Prompt:
Can you copy out the data exactly? Leave the images out.

Supplied information:

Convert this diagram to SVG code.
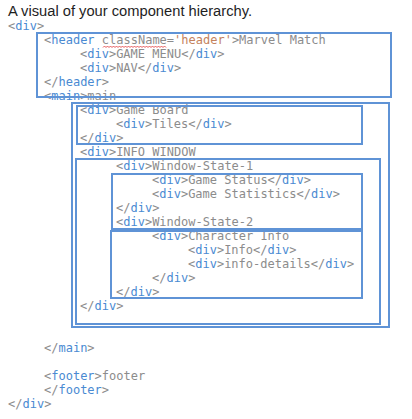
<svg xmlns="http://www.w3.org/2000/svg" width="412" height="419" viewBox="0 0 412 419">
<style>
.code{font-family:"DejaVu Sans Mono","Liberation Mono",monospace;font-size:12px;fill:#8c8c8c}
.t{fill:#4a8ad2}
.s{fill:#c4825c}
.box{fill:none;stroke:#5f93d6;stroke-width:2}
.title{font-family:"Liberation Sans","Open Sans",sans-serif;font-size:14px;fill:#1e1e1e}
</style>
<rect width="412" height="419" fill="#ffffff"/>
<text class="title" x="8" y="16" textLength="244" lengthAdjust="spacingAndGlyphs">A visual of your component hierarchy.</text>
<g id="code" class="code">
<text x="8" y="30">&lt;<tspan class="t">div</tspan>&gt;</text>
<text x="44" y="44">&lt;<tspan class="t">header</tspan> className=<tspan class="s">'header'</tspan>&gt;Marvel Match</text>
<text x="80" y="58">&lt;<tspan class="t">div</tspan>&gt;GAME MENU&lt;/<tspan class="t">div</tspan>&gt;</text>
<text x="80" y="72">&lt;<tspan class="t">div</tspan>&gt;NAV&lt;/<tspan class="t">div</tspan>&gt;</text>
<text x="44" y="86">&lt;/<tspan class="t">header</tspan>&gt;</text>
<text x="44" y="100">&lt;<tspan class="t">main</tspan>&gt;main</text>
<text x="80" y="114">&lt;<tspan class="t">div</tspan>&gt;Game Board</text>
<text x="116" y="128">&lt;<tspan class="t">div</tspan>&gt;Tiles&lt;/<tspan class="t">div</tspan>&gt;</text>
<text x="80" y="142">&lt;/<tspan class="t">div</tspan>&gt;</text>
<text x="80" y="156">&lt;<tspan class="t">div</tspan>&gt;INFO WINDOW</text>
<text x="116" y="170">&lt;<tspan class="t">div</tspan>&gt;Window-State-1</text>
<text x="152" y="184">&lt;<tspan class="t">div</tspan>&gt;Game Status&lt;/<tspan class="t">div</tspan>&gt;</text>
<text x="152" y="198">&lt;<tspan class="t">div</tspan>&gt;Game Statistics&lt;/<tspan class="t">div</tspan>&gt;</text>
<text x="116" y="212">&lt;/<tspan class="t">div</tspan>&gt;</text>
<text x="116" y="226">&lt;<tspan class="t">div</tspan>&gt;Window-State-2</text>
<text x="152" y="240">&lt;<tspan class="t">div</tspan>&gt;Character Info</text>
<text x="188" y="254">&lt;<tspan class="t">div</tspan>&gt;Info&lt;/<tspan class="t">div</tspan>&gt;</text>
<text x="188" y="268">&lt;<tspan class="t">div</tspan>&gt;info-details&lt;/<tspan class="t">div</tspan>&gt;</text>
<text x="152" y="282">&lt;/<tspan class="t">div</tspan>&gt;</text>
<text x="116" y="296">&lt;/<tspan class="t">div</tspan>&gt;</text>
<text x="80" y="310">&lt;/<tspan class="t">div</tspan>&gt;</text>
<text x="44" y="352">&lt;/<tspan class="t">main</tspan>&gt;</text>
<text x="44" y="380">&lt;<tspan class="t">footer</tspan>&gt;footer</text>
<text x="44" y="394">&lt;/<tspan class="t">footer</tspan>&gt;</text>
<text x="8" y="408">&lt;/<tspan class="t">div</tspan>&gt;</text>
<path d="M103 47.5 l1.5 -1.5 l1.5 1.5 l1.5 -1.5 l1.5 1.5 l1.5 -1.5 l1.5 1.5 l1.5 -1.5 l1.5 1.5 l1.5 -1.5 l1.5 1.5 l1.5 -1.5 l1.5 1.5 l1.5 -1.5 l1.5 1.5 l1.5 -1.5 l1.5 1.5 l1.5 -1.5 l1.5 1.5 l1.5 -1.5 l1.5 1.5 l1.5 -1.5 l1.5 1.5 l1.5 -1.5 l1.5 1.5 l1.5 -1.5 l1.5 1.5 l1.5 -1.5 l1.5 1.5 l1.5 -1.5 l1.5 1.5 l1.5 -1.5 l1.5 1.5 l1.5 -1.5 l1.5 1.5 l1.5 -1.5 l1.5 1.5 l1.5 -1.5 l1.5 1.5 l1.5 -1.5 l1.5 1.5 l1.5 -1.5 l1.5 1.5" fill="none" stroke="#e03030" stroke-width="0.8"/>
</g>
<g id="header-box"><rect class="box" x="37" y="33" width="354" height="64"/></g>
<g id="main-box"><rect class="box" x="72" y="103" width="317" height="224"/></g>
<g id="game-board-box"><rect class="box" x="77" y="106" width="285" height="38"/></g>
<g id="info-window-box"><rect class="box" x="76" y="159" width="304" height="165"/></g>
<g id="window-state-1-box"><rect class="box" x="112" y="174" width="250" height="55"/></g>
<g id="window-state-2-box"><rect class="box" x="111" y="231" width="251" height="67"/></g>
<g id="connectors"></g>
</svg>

Task response:
Convert this diagram to SVG code.
<svg xmlns="http://www.w3.org/2000/svg" width="412" height="419" viewBox="0 0 412 419">
<style>
.code{font-family:"DejaVu Sans Mono","Liberation Mono",monospace;font-size:12px;fill:#8c8c8c}
.t{fill:#4a8ad2}
.s{fill:#c4825c}
.box{fill:none;stroke:#5f93d6;stroke-width:2}
.title{font-family:"Liberation Sans","Open Sans",sans-serif;font-size:14px;fill:#1e1e1e}
</style>
<rect width="412" height="419" fill="#ffffff"/>
<text class="title" x="8" y="16" textLength="244" lengthAdjust="spacingAndGlyphs">A visual of your component hierarchy.</text>
<g id="code" class="code">
<text x="8" y="30">&lt;<tspan class="t">div</tspan>&gt;</text>
<text x="44" y="44">&lt;<tspan class="t">header</tspan> className=<tspan class="s">'header'</tspan>&gt;Marvel Match</text>
<text x="80" y="58">&lt;<tspan class="t">div</tspan>&gt;GAME MENU&lt;/<tspan class="t">div</tspan>&gt;</text>
<text x="80" y="72">&lt;<tspan class="t">div</tspan>&gt;NAV&lt;/<tspan class="t">div</tspan>&gt;</text>
<text x="44" y="86">&lt;/<tspan class="t">header</tspan>&gt;</text>
<text x="44" y="100">&lt;<tspan class="t">main</tspan>&gt;main</text>
<text x="80" y="114">&lt;<tspan class="t">div</tspan>&gt;Game Board</text>
<text x="116" y="128">&lt;<tspan class="t">div</tspan>&gt;Tiles&lt;/<tspan class="t">div</tspan>&gt;</text>
<text x="80" y="142">&lt;/<tspan class="t">div</tspan>&gt;</text>
<text x="80" y="156">&lt;<tspan class="t">div</tspan>&gt;INFO WINDOW</text>
<text x="116" y="170">&lt;<tspan class="t">div</tspan>&gt;Window-State-1</text>
<text x="152" y="184">&lt;<tspan class="t">div</tspan>&gt;Game Status&lt;/<tspan class="t">div</tspan>&gt;</text>
<text x="152" y="198">&lt;<tspan class="t">div</tspan>&gt;Game Statistics&lt;/<tspan class="t">div</tspan>&gt;</text>
<text x="116" y="212">&lt;/<tspan class="t">div</tspan>&gt;</text>
<text x="116" y="226">&lt;<tspan class="t">div</tspan>&gt;Window-State-2</text>
<text x="152" y="240">&lt;<tspan class="t">div</tspan>&gt;Character Info</text>
<text x="188" y="254">&lt;<tspan class="t">div</tspan>&gt;Info&lt;/<tspan class="t">div</tspan>&gt;</text>
<text x="188" y="268">&lt;<tspan class="t">div</tspan>&gt;info-details&lt;/<tspan class="t">div</tspan>&gt;</text>
<text x="152" y="282">&lt;/<tspan class="t">div</tspan>&gt;</text>
<text x="116" y="296">&lt;/<tspan class="t">div</tspan>&gt;</text>
<text x="80" y="310">&lt;/<tspan class="t">div</tspan>&gt;</text>
<text x="44" y="352">&lt;/<tspan class="t">main</tspan>&gt;</text>
<text x="44" y="380">&lt;<tspan class="t">footer</tspan>&gt;footer</text>
<text x="44" y="394">&lt;/<tspan class="t">footer</tspan>&gt;</text>
<text x="8" y="408">&lt;/<tspan class="t">div</tspan>&gt;</text>
<path d="M103 47.5 l1.5 -1.5 l1.5 1.5 l1.5 -1.5 l1.5 1.5 l1.5 -1.5 l1.5 1.5 l1.5 -1.5 l1.5 1.5 l1.5 -1.5 l1.5 1.5 l1.5 -1.5 l1.5 1.5 l1.5 -1.5 l1.5 1.5 l1.5 -1.5 l1.5 1.5 l1.5 -1.5 l1.5 1.5 l1.5 -1.5 l1.5 1.5 l1.5 -1.5 l1.5 1.5 l1.5 -1.5 l1.5 1.5 l1.5 -1.5 l1.5 1.5 l1.5 -1.5 l1.5 1.5 l1.5 -1.5 l1.5 1.5 l1.5 -1.5 l1.5 1.5 l1.5 -1.5 l1.5 1.5 l1.5 -1.5 l1.5 1.5 l1.5 -1.5 l1.5 1.5 l1.5 -1.5 l1.5 1.5 l1.5 -1.5 l1.5 1.5" fill="none" stroke="#e03030" stroke-width="0.8"/>
</g>
<g id="header-box"><rect class="box" x="37" y="33" width="354" height="64"/></g>
<g id="main-box"><rect class="box" x="72" y="103" width="317" height="224"/></g>
<g id="game-board-box"><rect class="box" x="77" y="106" width="285" height="38"/></g>
<g id="info-window-box"><rect class="box" x="76" y="159" width="304" height="165"/></g>
<g id="window-state-1-box"><rect class="box" x="112" y="174" width="250" height="55"/></g>
<g id="window-state-2-box"><rect class="box" x="111" y="231" width="251" height="67"/></g>
<g id="connectors"></g>
</svg>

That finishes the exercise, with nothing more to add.